Christine Husbands, managing director, RedArc Nurses said: “Mental health doesn’t discriminate by seniority, and being honest and open about these issues serves two purposes. First of all it is one of the most direct ways to reduce the workplace stigma around mental health and secondly it shows that having a mental health issue isn’t the end of a career.”

Early intervention

RedArc also believes that when the boss exposes his own condition, it may also help employees to be more aware of their own mental health and to recognise symptoms in themselves which they hadn’t necessarily realised were early signs of a potential problem. This in turn means that the employee may be able to seek early interventions to prevent the mental health issue from escalating in to something more serious: RedArc’s experience shows that mental health problems are much more easily supported if they are identified as early as possible.

Husbands continued: “Allowing staff to see the person behind the persona is important in breaking down the taboos in mental health.

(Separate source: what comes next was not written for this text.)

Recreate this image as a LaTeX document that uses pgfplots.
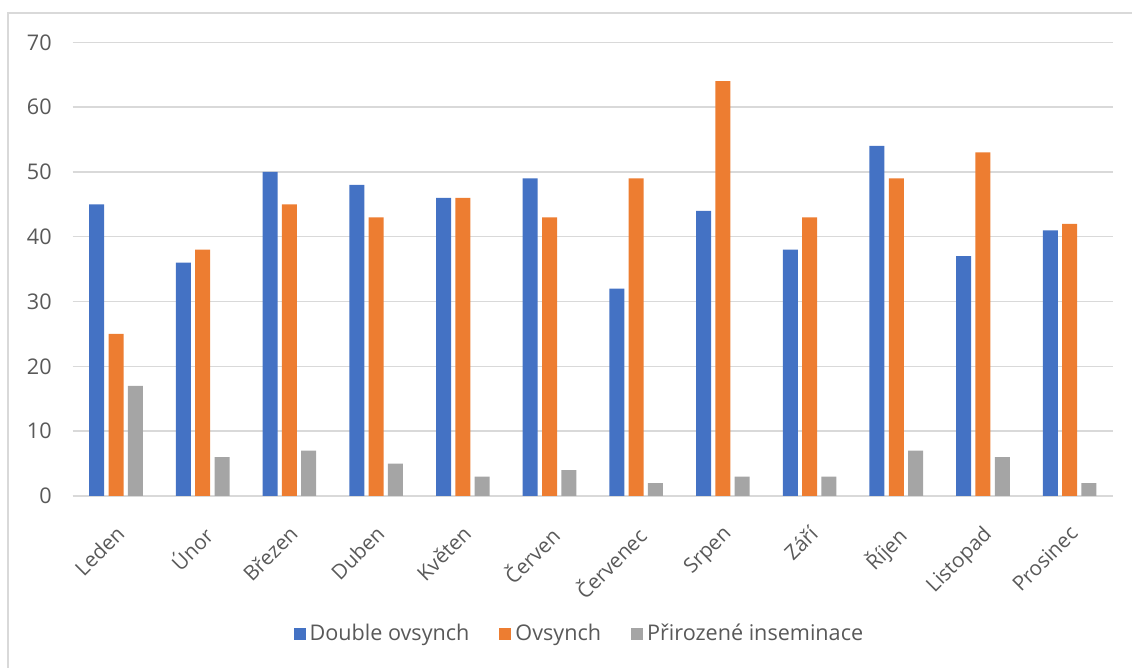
\documentclass[border=0pt]{standalone}
\usepackage{pgfplots}
\pgfplotsset{compat=1.18}
\usepackage{fontspec}
\setmainfont{Open Sans}
\definecolor{cblue}{HTML}{4472C4}
\definecolor{corange}{HTML}{ED7D31}
\definecolor{cgray}{HTML}{A5A5A5}
\definecolor{gridgray}{HTML}{D9D9D9}
\definecolor{textgray}{HTML}{595959}
\begin{document}
\begin{tikzpicture}[x=1pt,y=1pt]
\useasboundingbox (0,0) rectangle (566,334);
\draw[color=gridgray, line width=0.6pt] (4,-5) -- (4,327.5) -- (570,327.5);
\begin{axis}[
  at={(36.35pt,86pt)}, anchor=south west,
  width=520.15pt, height=226.85pt, scale only axis,
  xmin=-0.5, xmax=11.5, ymin=0, ymax=70,
  ytick={0,10,...,70},
  xtick={0,...,11},
  xticklabels={Leden,Únor,Březen,Duben,Květen,Červen,Červenec,Srpen,Září,Říjen,Listopad,Prosinec},
  ymajorgrids, grid style={color=gridgray, line width=0.75pt},
  axis x line*=bottom, axis y line*=left,
  y axis line style={draw=none},
  x axis line style={draw=gridgray, line width=0.75pt, -},
  tick style={draw=none},
  major tick length=0pt,
  font=\fontsize{10.8}{13}\selectfont,
  ticklabel style={text=textgray, font=\fontsize{10.8}{13}\selectfont},
  /pgf/number format/assume math mode=true,
  yticklabel style={anchor=east, xshift=-7pt},
  xticklabel style={rotate=45, anchor=north east, xshift=-7pt, yshift=-6pt, font=\fontsize{10.3}{12}\selectfont},
  ybar=2.15pt, bar width=7.5pt,
  legend style={at={(0.488,-0.304)}, anchor=center, draw=none, legend columns=3,
    font=\fontsize{10.8}{13}\selectfont, text=textgray,
    /tikz/every even column/.append style={column sep=13pt}},
  legend image code/.code={\fill[#1] (0pt,-3pt) rectangle (6pt,3pt);},
]
\addplot[fill=cblue, draw=none] coordinates {(0,45) (1,36) (2,50) (3,48) (4,46) (5,49) (6,32) (7,44) (8,38) (9,54) (10,37) (11,41)};
\addplot[fill=corange, draw=none] coordinates {(0,25) (1,38) (2,45) (3,43) (4,46) (5,43) (6,49) (7,64) (8,43) (9,49) (10,53) (11,42)};
\addplot[fill=cgray, draw=none] coordinates {(0,17) (1,6) (2,7) (3,5) (4,3) (5,4) (6,2) (7,3) (8,3) (9,7) (10,6) (11,2)};
\legend{Double ovsynch, Ovsynch, Přirozené inseminace}
\end{axis}
\end{tikzpicture}
\end{document}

It’s also an excellent way to lead on to conversations about what support is available via the employer – be that building resilience via self-help techniques and apps or accessing specialist mental health support.

“When the boss opens up about their own emotional wellbeing and mental health needs, it is seen as giving permission for all staff do the same. Once these conversations are out in the open, the employer is then able to empathise and provide support and encouragement in helping staff work through their problems and be the best they can be in the workplace.”